SET EXERCISE:
Repeat the data word for word. Do not include the pictures.

MATERIAL PROVIDED:
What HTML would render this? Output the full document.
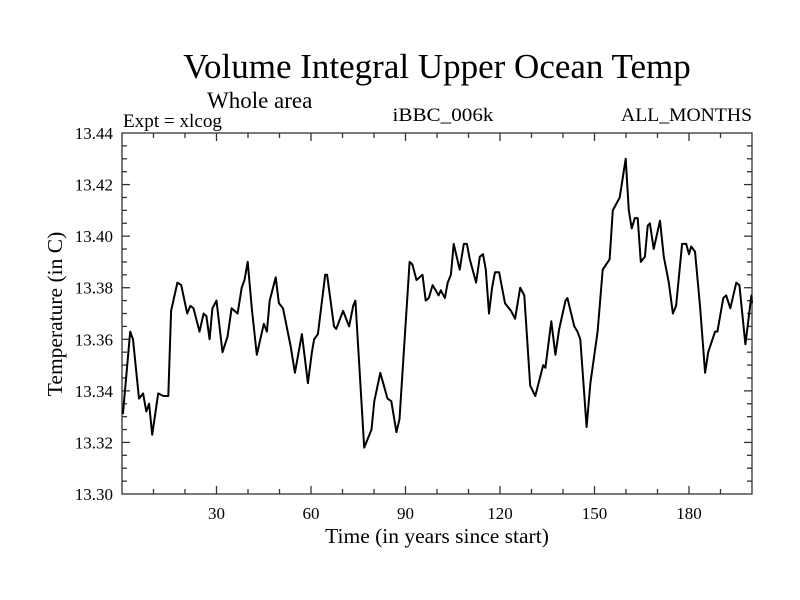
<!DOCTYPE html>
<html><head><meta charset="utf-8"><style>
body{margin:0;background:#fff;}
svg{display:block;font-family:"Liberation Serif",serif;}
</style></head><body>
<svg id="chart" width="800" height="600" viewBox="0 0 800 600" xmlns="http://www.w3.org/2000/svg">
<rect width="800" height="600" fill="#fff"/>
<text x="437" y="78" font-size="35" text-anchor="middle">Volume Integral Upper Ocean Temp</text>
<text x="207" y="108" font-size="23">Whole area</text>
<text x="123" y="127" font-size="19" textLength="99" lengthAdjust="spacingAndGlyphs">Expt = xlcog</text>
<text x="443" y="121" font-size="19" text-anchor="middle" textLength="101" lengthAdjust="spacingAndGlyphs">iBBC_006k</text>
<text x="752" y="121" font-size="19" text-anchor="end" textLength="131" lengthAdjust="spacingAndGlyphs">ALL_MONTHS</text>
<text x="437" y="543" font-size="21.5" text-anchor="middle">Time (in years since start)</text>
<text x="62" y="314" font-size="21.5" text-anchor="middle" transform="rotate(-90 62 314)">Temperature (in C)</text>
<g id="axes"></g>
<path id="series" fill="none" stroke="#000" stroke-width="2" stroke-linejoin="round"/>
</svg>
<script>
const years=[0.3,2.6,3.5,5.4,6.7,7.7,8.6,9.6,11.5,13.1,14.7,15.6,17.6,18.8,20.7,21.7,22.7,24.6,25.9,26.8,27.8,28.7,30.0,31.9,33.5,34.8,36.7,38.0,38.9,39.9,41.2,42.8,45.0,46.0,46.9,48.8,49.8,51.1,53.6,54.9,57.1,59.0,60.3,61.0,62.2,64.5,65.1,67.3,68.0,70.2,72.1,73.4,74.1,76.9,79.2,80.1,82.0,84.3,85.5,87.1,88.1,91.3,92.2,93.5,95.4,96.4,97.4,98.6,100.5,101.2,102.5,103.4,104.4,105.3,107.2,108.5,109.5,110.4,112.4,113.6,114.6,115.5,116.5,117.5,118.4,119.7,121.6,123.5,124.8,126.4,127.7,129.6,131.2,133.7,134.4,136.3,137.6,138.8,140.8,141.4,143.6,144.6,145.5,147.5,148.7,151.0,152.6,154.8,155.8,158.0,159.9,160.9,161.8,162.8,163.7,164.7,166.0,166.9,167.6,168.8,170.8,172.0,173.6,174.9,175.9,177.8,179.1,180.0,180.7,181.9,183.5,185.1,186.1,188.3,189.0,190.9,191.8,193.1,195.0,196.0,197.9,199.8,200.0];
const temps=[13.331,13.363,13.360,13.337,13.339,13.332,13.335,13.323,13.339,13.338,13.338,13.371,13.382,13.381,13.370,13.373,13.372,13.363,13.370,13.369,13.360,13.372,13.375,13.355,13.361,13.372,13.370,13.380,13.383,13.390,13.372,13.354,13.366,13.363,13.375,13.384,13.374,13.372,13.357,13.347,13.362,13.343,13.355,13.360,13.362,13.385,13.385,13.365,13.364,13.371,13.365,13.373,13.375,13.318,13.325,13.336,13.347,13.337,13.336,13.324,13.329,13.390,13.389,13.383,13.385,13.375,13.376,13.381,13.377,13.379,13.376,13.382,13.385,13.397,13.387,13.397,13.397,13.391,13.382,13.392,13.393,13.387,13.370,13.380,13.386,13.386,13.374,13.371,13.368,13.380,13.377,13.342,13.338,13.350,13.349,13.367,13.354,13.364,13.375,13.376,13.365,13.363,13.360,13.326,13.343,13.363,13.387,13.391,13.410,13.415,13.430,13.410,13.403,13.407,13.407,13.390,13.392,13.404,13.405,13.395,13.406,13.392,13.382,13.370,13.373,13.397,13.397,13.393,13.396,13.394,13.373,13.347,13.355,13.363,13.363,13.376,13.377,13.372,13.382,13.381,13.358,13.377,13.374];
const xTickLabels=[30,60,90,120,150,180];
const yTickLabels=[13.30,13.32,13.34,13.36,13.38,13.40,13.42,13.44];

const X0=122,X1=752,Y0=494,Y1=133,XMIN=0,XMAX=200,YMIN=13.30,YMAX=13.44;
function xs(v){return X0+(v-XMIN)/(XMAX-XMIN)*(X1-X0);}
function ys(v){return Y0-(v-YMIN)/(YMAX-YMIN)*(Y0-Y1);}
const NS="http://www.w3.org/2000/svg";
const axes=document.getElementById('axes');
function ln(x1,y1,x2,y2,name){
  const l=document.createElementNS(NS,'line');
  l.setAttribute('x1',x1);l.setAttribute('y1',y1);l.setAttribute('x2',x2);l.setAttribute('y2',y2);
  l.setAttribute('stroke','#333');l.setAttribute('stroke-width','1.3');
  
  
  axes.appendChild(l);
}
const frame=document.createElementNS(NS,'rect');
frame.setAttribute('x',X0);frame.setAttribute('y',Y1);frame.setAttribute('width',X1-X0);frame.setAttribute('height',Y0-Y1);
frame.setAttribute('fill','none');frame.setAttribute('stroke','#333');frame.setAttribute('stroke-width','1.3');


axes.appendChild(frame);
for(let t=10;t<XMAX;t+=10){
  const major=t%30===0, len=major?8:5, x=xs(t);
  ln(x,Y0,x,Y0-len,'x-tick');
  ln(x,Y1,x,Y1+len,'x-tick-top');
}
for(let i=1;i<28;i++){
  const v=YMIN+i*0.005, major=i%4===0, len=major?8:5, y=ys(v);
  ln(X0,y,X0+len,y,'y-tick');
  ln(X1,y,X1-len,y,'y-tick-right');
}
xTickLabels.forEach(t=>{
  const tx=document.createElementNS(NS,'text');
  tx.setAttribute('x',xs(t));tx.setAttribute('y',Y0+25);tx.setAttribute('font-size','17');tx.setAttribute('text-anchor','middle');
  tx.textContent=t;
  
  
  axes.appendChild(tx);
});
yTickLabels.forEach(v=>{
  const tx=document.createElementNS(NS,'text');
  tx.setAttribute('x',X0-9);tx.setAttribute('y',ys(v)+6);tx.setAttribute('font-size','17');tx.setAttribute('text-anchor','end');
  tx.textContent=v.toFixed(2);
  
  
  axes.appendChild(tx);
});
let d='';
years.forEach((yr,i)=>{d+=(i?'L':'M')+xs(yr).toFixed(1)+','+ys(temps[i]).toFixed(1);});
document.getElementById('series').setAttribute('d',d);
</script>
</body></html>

EXPECTED ANSWER:
What HTML would render this? Output the full document.
<!DOCTYPE html>
<html><head><meta charset="utf-8"><style>
body{margin:0;background:#fff;}
svg{display:block;font-family:"Liberation Serif",serif;}
</style></head><body>
<svg id="chart" width="800" height="600" viewBox="0 0 800 600" xmlns="http://www.w3.org/2000/svg">
<rect width="800" height="600" fill="#fff"/>
<text x="437" y="78" font-size="35" text-anchor="middle">Volume Integral Upper Ocean Temp</text>
<text x="207" y="108" font-size="23">Whole area</text>
<text x="123" y="127" font-size="19" textLength="99" lengthAdjust="spacingAndGlyphs">Expt = xlcog</text>
<text x="443" y="121" font-size="19" text-anchor="middle" textLength="101" lengthAdjust="spacingAndGlyphs">iBBC_006k</text>
<text x="752" y="121" font-size="19" text-anchor="end" textLength="131" lengthAdjust="spacingAndGlyphs">ALL_MONTHS</text>
<text x="437" y="543" font-size="21.5" text-anchor="middle">Time (in years since start)</text>
<text x="62" y="314" font-size="21.5" text-anchor="middle" transform="rotate(-90 62 314)">Temperature (in C)</text>
<g id="axes"></g>
<path id="series" fill="none" stroke="#000" stroke-width="2" stroke-linejoin="round"/>
</svg>
<script>
const years=[0.3,2.6,3.5,5.4,6.7,7.7,8.6,9.6,11.5,13.1,14.7,15.6,17.6,18.8,20.7,21.7,22.7,24.6,25.9,26.8,27.8,28.7,30.0,31.9,33.5,34.8,36.7,38.0,38.9,39.9,41.2,42.8,45.0,46.0,46.9,48.8,49.8,51.1,53.6,54.9,57.1,59.0,60.3,61.0,62.2,64.5,65.1,67.3,68.0,70.2,72.1,73.4,74.1,76.9,79.2,80.1,82.0,84.3,85.5,87.1,88.1,91.3,92.2,93.5,95.4,96.4,97.4,98.6,100.5,101.2,102.5,103.4,104.4,105.3,107.2,108.5,109.5,110.4,112.4,113.6,114.6,115.5,116.5,117.5,118.4,119.7,121.6,123.5,124.8,126.4,127.7,129.6,131.2,133.7,134.4,136.3,137.6,138.8,140.8,141.4,143.6,144.6,145.5,147.5,148.7,151.0,152.6,154.8,155.8,158.0,159.9,160.9,161.8,162.8,163.7,164.7,166.0,166.9,167.6,168.8,170.8,172.0,173.6,174.9,175.9,177.8,179.1,180.0,180.7,181.9,183.5,185.1,186.1,188.3,189.0,190.9,191.8,193.1,195.0,196.0,197.9,199.8,200.0];
const temps=[13.331,13.363,13.360,13.337,13.339,13.332,13.335,13.323,13.339,13.338,13.338,13.371,13.382,13.381,13.370,13.373,13.372,13.363,13.370,13.369,13.360,13.372,13.375,13.355,13.361,13.372,13.370,13.380,13.383,13.390,13.372,13.354,13.366,13.363,13.375,13.384,13.374,13.372,13.357,13.347,13.362,13.343,13.355,13.360,13.362,13.385,13.385,13.365,13.364,13.371,13.365,13.373,13.375,13.318,13.325,13.336,13.347,13.337,13.336,13.324,13.329,13.390,13.389,13.383,13.385,13.375,13.376,13.381,13.377,13.379,13.376,13.382,13.385,13.397,13.387,13.397,13.397,13.391,13.382,13.392,13.393,13.387,13.370,13.380,13.386,13.386,13.374,13.371,13.368,13.380,13.377,13.342,13.338,13.350,13.349,13.367,13.354,13.364,13.375,13.376,13.365,13.363,13.360,13.326,13.343,13.363,13.387,13.391,13.410,13.415,13.430,13.410,13.403,13.407,13.407,13.390,13.392,13.404,13.405,13.395,13.406,13.392,13.382,13.370,13.373,13.397,13.397,13.393,13.396,13.394,13.373,13.347,13.355,13.363,13.363,13.376,13.377,13.372,13.382,13.381,13.358,13.377,13.374];
const xTickLabels=[30,60,90,120,150,180];
const yTickLabels=[13.30,13.32,13.34,13.36,13.38,13.40,13.42,13.44];

const X0=122,X1=752,Y0=494,Y1=133,XMIN=0,XMAX=200,YMIN=13.30,YMAX=13.44;
function xs(v){return X0+(v-XMIN)/(XMAX-XMIN)*(X1-X0);}
function ys(v){return Y0-(v-YMIN)/(YMAX-YMIN)*(Y0-Y1);}
const NS="http://www.w3.org/2000/svg";
const axes=document.getElementById('axes');
function ln(x1,y1,x2,y2,name){
  const l=document.createElementNS(NS,'line');
  l.setAttribute('x1',x1);l.setAttribute('y1',y1);l.setAttribute('x2',x2);l.setAttribute('y2',y2);
  l.setAttribute('stroke','#333');l.setAttribute('stroke-width','1.3');
  
  
  axes.appendChild(l);
}
const frame=document.createElementNS(NS,'rect');
frame.setAttribute('x',X0);frame.setAttribute('y',Y1);frame.setAttribute('width',X1-X0);frame.setAttribute('height',Y0-Y1);
frame.setAttribute('fill','none');frame.setAttribute('stroke','#333');frame.setAttribute('stroke-width','1.3');


axes.appendChild(frame);
for(let t=10;t<XMAX;t+=10){
  const major=t%30===0, len=major?8:5, x=xs(t);
  ln(x,Y0,x,Y0-len,'x-tick');
  ln(x,Y1,x,Y1+len,'x-tick-top');
}
for(let i=1;i<28;i++){
  const v=YMIN+i*0.005, major=i%4===0, len=major?8:5, y=ys(v);
  ln(X0,y,X0+len,y,'y-tick');
  ln(X1,y,X1-len,y,'y-tick-right');
}
xTickLabels.forEach(t=>{
  const tx=document.createElementNS(NS,'text');
  tx.setAttribute('x',xs(t));tx.setAttribute('y',Y0+25);tx.setAttribute('font-size','17');tx.setAttribute('text-anchor','middle');
  tx.textContent=t;
  
  
  axes.appendChild(tx);
});
yTickLabels.forEach(v=>{
  const tx=document.createElementNS(NS,'text');
  tx.setAttribute('x',X0-9);tx.setAttribute('y',ys(v)+6);tx.setAttribute('font-size','17');tx.setAttribute('text-anchor','end');
  tx.textContent=v.toFixed(2);
  
  
  axes.appendChild(tx);
});
let d='';
years.forEach((yr,i)=>{d+=(i?'L':'M')+xs(yr).toFixed(1)+','+ys(temps[i]).toFixed(1);});
document.getElementById('series').setAttribute('d',d);
</script>
</body></html>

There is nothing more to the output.